Who are the forces keeping these guys on their jobs and what are the reasons they do it? Are some of the major Nokia share holders net short so that they win if Nokia fails? Do major Nokia share holders think they can make more money letting Nokia fail by betting on the competition (MSFT, Apple, Moto, HYC, etc,)?
Is there still a game where somebody gains buying some Nokia assets cheaply while the rest of the company disappears into history?
As i said, I don't understand.
Posted by: SoVatar | July 22, 2011 at 06:59 PM
SoVatar, hire a lawyer and sue both Elop and Jorma to Finland Court for the damage they had done to Nokia shareholders. $20B loss should be able to put these two into jail. and Nokia will come back immediately due to short sellers squeeze. Or use class action.
Posted by: peter | July 22, 2011 at 07:49 PM
@peter:
AFAIK incompetence is not a crime, so the fact that Nokia lost $20B market value per se will not be enough to win a lawsuit. Somebody needs to be able to prove intent, and it is here where I am at a loss.
What is the intent behind Elop's / the Boards actions to make Nokia fail? What is the intent behind major shareholder's apparent willingness to to let Elop / Board make Nokia fail?
I cannot believe that it is incompetence on all three levels: CEO, Board and major shareholders. There must be a game somewhere in the dark why these 3 entities do what they are doing.
Granted, I see that 2 of the 3 levels are incompetent (namely Elop & the Board).
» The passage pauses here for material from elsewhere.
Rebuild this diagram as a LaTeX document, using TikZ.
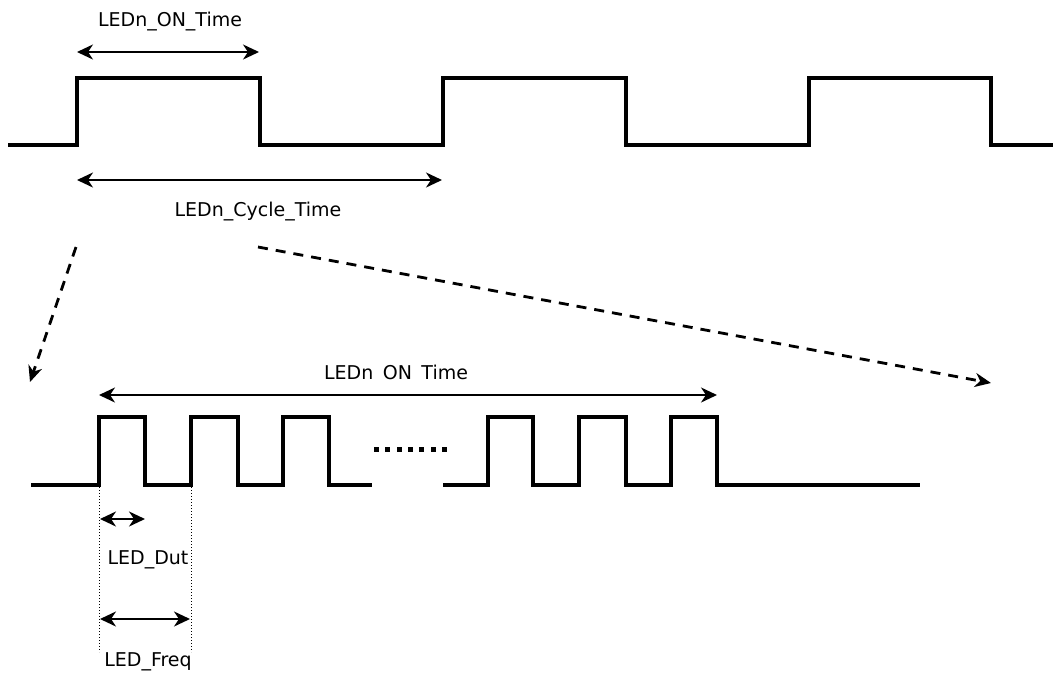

But all 3?
Posted by: SoVatar | July 22, 2011 at 08:14 PM
face it: there is no major investors in Nokia, all small individual shareholders who owns Symbian devices got betrayed by Elop and Jorma.
you have to start the suit to find more fact. just like Murdoch case. more fact will be found each day. Convetion wisdom manifests Elop and Jorma are criminals. They are not Trojan of Microsoft but agents of Wall Street Short sellers.
That's why you have to sue in Finnish court not here in America.